The Homeland Security Department is seeking feedback on an enterprisewide vulnerability disclosure program that will make it easier for the public to report weaknesses in the agency’s IT infrastructure. 

The program would allow the cybersecurity community to scour select Homeland Security systems for vulnerabilities and alert department officials to their findings without fear of punishment. The effort would bring the department up to speed with the Pentagon and General Services Administration’s tech office, which have both already established vulnerability disclosure policies.

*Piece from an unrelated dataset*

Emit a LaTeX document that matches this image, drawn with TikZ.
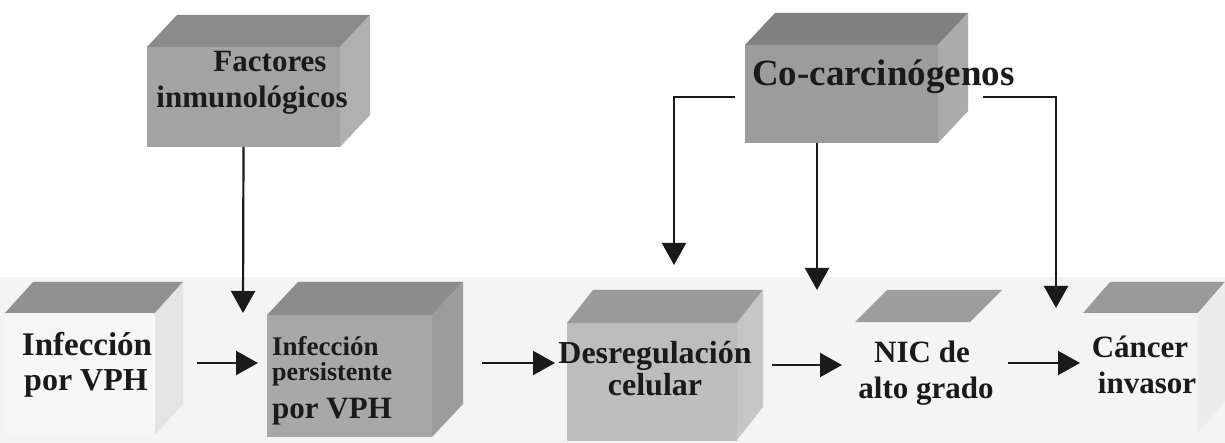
\documentclass[tikz,border=0pt]{standalone}
\usepackage{fontspec}
\setmainfont{Liberation Serif}
\usetikzlibrary{arrows.meta,calc}
\definecolor{fiFront}{HTML}{A3A3A3}
\definecolor{fiMid}{HTML}{B8B8B8}
\definecolor{fiTop}{HTML}{8A8A8A}
\definecolor{fiSide}{HTML}{B0B0B0}
\definecolor{ccFront}{HTML}{9C9C9C}
\definecolor{ccTop}{HTML}{808080}
\definecolor{ccSide}{HTML}{ABABAB}
\definecolor{bandGray}{HTML}{F4F4F4}
\definecolor{oneFront}{HTML}{F6F6F6}
\definecolor{oneSide}{HTML}{E4E4E4}
\definecolor{oneTop}{HTML}{919191}
\definecolor{twoFront}{HTML}{A8A8A8}
\definecolor{twoTop}{HTML}{8C8C8C}
\definecolor{twoSide}{HTML}{9C9C9C}
\definecolor{thrTopC}{HTML}{BDBDBD}
\definecolor{thrMidC}{HTML}{DADADA}
\definecolor{thrBotC}{HTML}{BEBEBE}
\definecolor{thrTop}{HTML}{9A9A9A}
\definecolor{thrSide}{HTML}{C6C6C6}
\definecolor{fourTop}{HTML}{9E9E9E}
\definecolor{fiveTop}{HTML}{9A9A9A}
\definecolor{fiveSide}{HTML}{ECECEC}
\definecolor{ink}{HTML}{1A1A1A}
\newcommand{\mycuboid}[5]{%
  \fill[#4] (#1.north west) -- ++(#2,#3) -- ($(#1.north east)+(#2,#3)$) -- (#1.north east) -- cycle;
  \fill[#5] (#1.north east) -- ++(#2,#3) -- ($(#1.south east)+(#2,#3)$) -- (#1.south east) -- cycle;
}
\begin{document}
\begin{tikzpicture}[x=1pt,y=-1pt,
  face/.style={inner sep=0pt,outer sep=0pt,draw=none},
  txt/.style={inner sep=0pt,anchor=base,text=ink,font=\bfseries\fontsize{#1}{#1}\selectfont},
  arr/.style={line width=2.2pt,draw=ink,-{Triangle[length=22pt,width=24pt]}},
  ]
\useasboundingbox (0,0) rectangle (1225,443);
\fill[white] (0,0) rectangle (1225,443);
\fill[bandGray] (0,277) rectangle (1225,443);

% --- box faces (front faces as named nodes) ---
\node[face,minimum width=193pt,minimum height=100pt,top color=fiFront,middle color=fiMid,bottom color=fiFront] (fi) at (243.5,97) {};
\mycuboid{fi}{30}{-32}{fiTop}{fiSide}
\node[face,minimum width=193pt,minimum height=98pt,fill=ccFront] (cc) at (841.5,94) {};
\mycuboid{cc}{30}{-32}{ccTop}{ccSide}
\node[face,minimum width=150pt,minimum height=122pt,fill=oneFront] (b1) at (80,374) {};
\mycuboid{b1}{28}{-31}{oneTop}{oneSide}
\node[face,minimum width=165pt,minimum height=122pt,fill=twoFront] (b2) at (349.5,376) {};
\mycuboid{b2}{31}{-33}{twoTop}{twoSide}
\node[face,minimum width=170pt,minimum height=117pt,top color=thrTopC,middle color=thrMidC,bottom color=thrBotC] (b3) at (652,381.5) {};
\mycuboid{b3}{26}{-33}{thrTop}{thrSide}
\node[face,minimum width=115pt,minimum height=113pt] (b4) at (912.5,378.5) {};
\fill[fourTop] (b4.north west) -- ++(32,-32) -- ($(b4.north east)+(32,-32)$) -- (b4.north east) -- cycle;
\node[face,minimum width=115pt,minimum height=120pt] (b5) at (1140.5,373) {};
\mycuboid{b5}{27}{-31}{fiveTop}{fiveSide}

% --- texts ---
\node[txt=31] (fiA) at (270,72) {Factores};
\node[txt=31] (fiB) at (252,108) {inmunológicos};
\node[txt=37,anchor=base west] (ccA) at (752,86) {Co-carcinógenos};
\node[txt=33] (b1A) at (87,355) {Infección};
\node[txt=32] (b1B) at (86,390) {por VPH};
\node[txt=27,anchor=base west] (b2A) at (272,355) {Infección};
\node[txt=26,anchor=base west] (b2B) at (272,380) {persistente};
\node[txt=31,anchor=base west] (b2C) at (272,418) {por VPH};
\node[txt=32] (b3A) at (655,363) {Desregulación};
\node[txt=32] (b3B) at (655,395) {celular};
\node[txt=31] (b4A) at (922,362) {NIC de};
\node[txt=31] (b4B) at (926,398) {alto grado};
\node[txt=31] (b5A) at (1140,357) {Cáncer};
\node[txt=31] (b5B) at (1147,393) {invasor};

% --- connectors ---
\coordinate (row) at (0,363);
\coordinate (fiEnd) at (243,313);
\coordinate (ccL) at (674,265);
\coordinate (ccM) at (817,290);
\coordinate (ccR) at (1056,308);

\draw[arr] (fi.south) -- (fiEnd);
\draw[arr] ($(cc.west)+(-10,3)$) -| (ccL);
\draw[arr] (ccM |- cc.south) -- (ccM);
\draw[arr] ($(cc.east)+(45,3)$) -| (ccR);

\draw[arr] ($(b1.east |- row)+(42,0)$) -- ($(b2.west |- row)+(-9,0)$);
\draw[arr] ($(b2.east |- row)+(50,0)$) -- ($(b3.west |- row)+(-12,0)$);
\draw[arr] ($(b3.east |- row)+(35,2)$) -- ($(b4.west |- row)+(-13,2)$);
\draw[arr] ($(b4.east |- row)+(38,0)$) -- ($(b5.west |- row)+(-3,0)$);
\end{tikzpicture}
\end{document}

Under the program, the department plans to create a form on its main website where the public can submit any security gaps they uncover, officials said in a Federal Register post, which is scheduled to go live on Wednesday. The form will ask researchers to detail the compromised system, the process for reproducing the vulnerability, strategies for remediating the weakness and the potential impact on Homeland Security if the bug remains unaddressed, according to the post.

Ultimately, the department will use that information to fix security gaps before they’re discovered by digital adversaries.

Despite the growing popularity of public cyber initiatives like bug bounties, security researchers often find themselves in a legal gray area when reporting cyber weaknesses to the government. By creating vulnerability disclosure policies, agencies can set clear guardrails on legal hacking.

“The form will benefit researchers as it will provide a safe and lawful way for them to practice and discover new skills while discovering the vulnerabilities,” officials said. “It will provide the same benefit to the DHS, in addition to enhanced information system security following the vulnerability mitigation.”

The public can submit feedback on the program for 60 days. The post doesn’t specify what systems will be in scope for security researchers.

The vulnerability disclosure program was created last year under the SECURE Technologies Act, a package of Homeland Security cyber proposals approved in the final days of the 115th Congress. Under the law, the agency must also stand up an enterprisewide bug bounty program and create an advisory group to assess risks in the government’s supply chain.